Leslie Wagner, Director of Project Management and Development for Ginovus—a privately owned firm that works with businesses including Fortune 500 companies on investment decisions—summed up a basic economic principle:

The quality of a state’s infrastructure has a profound effect on its ability to attract development and the success of companies that choose to locate there.

Building and maintaining quality infrastructure is one of the core responsibilities of government, but Republican controlled legislatures—from New Hampshire to Texas—are neglecting this duty, and their short-term cost savings from choosing neglect over investment will have a massive impact on their economies and their constituents. Without quality roads and bridges, businesses will simply not locate in areas--leaving people and communities behind.

New Hampshire’s 3,795 bridges make for more than just incredible photographs; since the state has no comprehensive rail service, they are the only way to transport goods through the state and allow people to get to their jobs. However, bridges in New Hampshire are older than those in the rest of the country, and hundreds of these bridges have major structural problems and need to be repaired or replaced.

 Given the essential function that bridges serve, the legislature should be acting to repair damaged bridges for the safety of New Hampshire residents and to aid the state’s economy. However, the new Republican legislative majority moved the opposite direction, cutting $30 million a year from the state’s department of transportation.  As a direct result of those cuts, the New Hampshire DOT recently announced that it doesn't even have enough money to keep the lights on its bridges running, let alone repair them.
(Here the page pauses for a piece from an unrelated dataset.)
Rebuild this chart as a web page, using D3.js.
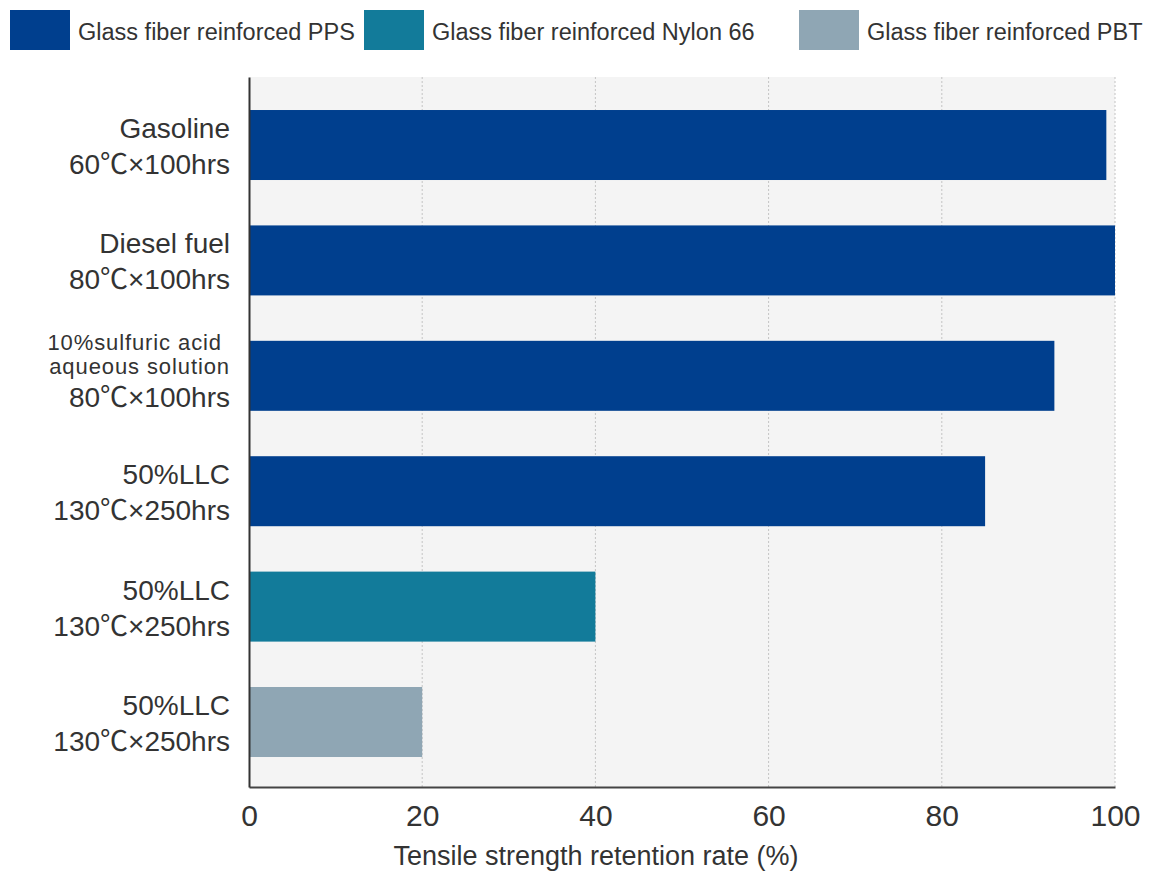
<!DOCTYPE html>
<html>
<head>
<meta charset="utf-8">
<script src="https://cdn.jsdelivr.net/npm/d3@7"></script>
<style>
  html, body { margin: 0; padding: 0; background: #fff; }
  svg { display: block; }
  text { font-family: "Liberation Sans", Arial, "Noto Sans CJK JP", sans-serif; fill: #333; }
</style>
</head>
<body>
<svg id="chart" width="1160" height="880"></svg>
<script>
// ---- data ----
const seriesNames = ["Glass fiber reinforced PPS", "Glass fiber reinforced Nylon 66", "Glass fiber reinforced PBT"];
const seriesColors = ["#003f8e", "#127b9a", "#8fa6b4"];
const categoryLines = [
  ["Gasoline", "60℃×100hrs"],
  ["Diesel fuel", "80℃×100hrs"],
  ["10%sulfuric acid", "aqueous solution", "80℃×100hrs"],
  ["50%LLC", "130℃×250hrs"],
  ["50%LLC", "130℃×250hrs"],
  ["50%LLC", "130℃×250hrs"]
];
const values = [99, 100, 93, 85, 40, 20];
const barSeries = [0, 0, 0, 0, 1, 2];
const xTicks = [0, 20, 40, 60, 80, 100];
const xTitle = "Tensile strength retention rate (%)";

// ---- layout ----
const svg = d3.select("#chart");
const pLeft = 249, pRight = 1115, pTop = 77, pBottom = 787;

const x = d3.scaleLinear().domain([0, 100]).range([pLeft, pRight]);
const y = d3.scaleBand().domain(d3.range(values.length)).range([pTop, pBottom])
  .paddingInner(0.3934).paddingOuter(0.273).align(0.524);

// background
svg.append("rect").attr("x", pLeft).attr("y", pTop)
  .attr("width", pRight - pLeft).attr("height", pBottom - pTop).attr("fill", "#f4f4f4");

// grid lines
svg.append("g").selectAll("line").data(xTicks.filter(d => d > 0)).join("line")
  .attr("x1", d => x(d)).attr("x2", d => x(d))
  .attr("y1", pTop).attr("y2", pBottom)
  .attr("stroke", "#c4c4c4").attr("stroke-width", 1).attr("stroke-dasharray", "2,2");

// bars
svg.append("g").selectAll("rect").data(values).join("rect")
  .attr("x", x(0))
  .attr("y", (d, i) => y(i))
  .attr("width", d => x(d) - x(0))
  .attr("height", y.bandwidth())
  .attr("fill", (d, i) => seriesColors[barSeries[i]]);

// x axis
const xAxis = d3.axisBottom(x).tickValues(xTicks).tickSize(0).tickSizeOuter(0).tickPadding(0);
const gx = svg.append("g").attr("transform", `translate(0,${pBottom})`).call(xAxis);
gx.select(".domain").attr("stroke", "#444").attr("stroke-width", 2);
gx.selectAll(".tick text").attr("font-size", 30).attr("dy", null).attr("y", 39)
  .attr("fill", "#333").attr("font-family", "Liberation Sans, Arial, sans-serif");

// y axis line
const yAxis = d3.axisLeft(y).tickSize(0).tickSizeOuter(0).tickFormat("");
const gy = svg.append("g").attr("transform", `translate(${pLeft},0)`).call(yAxis);
gy.select(".domain").attr("stroke", "#333").attr("stroke-width", 2);

// y labels
const labelX = 230;
categoryLines.forEach((lines, i) => {
  const c = y(i) + y.bandwidth() / 2;
  const t = svg.append("text").attr("text-anchor", "end");
  if (lines.length === 2) {
    t.append("tspan").attr("x", labelX).attr("y", c - 7).attr("font-size", 28).text(lines[0]);
    t.append("tspan").attr("x", labelX).attr("y", c + 29).attr("font-size", 28).text(lines[1]);
  } else {
    t.append("tspan").attr("x", labelX - 8).attr("y", c - 26).attr("font-size", 22)
      .attr("letter-spacing", 0.9).text(lines[0]);
    t.append("tspan").attr("x", labelX).attr("y", c - 2).attr("font-size", 22)
      .attr("letter-spacing", 0.9).text(lines[1]);
    t.append("tspan").attr("x", labelX).attr("y", c + 31).attr("font-size", 28).text(lines[2]);
  }
});

// x title
svg.append("text").attr("x", 596).attr("y", 865).attr("text-anchor", "middle")
  .attr("font-size", 27).text(xTitle);

// legend
const legendX = [10, 364, 799];
const lg = svg.append("g").selectAll("g").data(seriesNames).join("g")
  .attr("transform", (d, i) => `translate(${legendX[i]},10)`);
lg.append("rect").attr("width", 60).attr("height", 40).attr("fill", (d, i) => seriesColors[i]);
lg.append("text").attr("x", 68).attr("y", 30).attr("font-size", 23.5).text(d => d);
</script>
</body>
</html>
A similar saga is playing out in Texas.  Even though the population of Texas is much larger than New Hampshire, and it is the fastest growing state in the nation, the policies of the state’s Republican leadership are leaving the state woefully behind in building out its roads to accommodate the new growth. Last year a Texas committee released a report that the state will face a $170 billion shortfall in state road funding by 2030, leading to increased traffic congestion and maintenance costs.

However, the Republican legislature refuses to face reality and will not examine how it funds road construction and improvements, resulting in a state that is running out of money for new road construction.

The short-sightedness of the current Republican leadership may make for a good sound-bite, but in the long run the impact on these states’ economies will be damaging and even more expensive.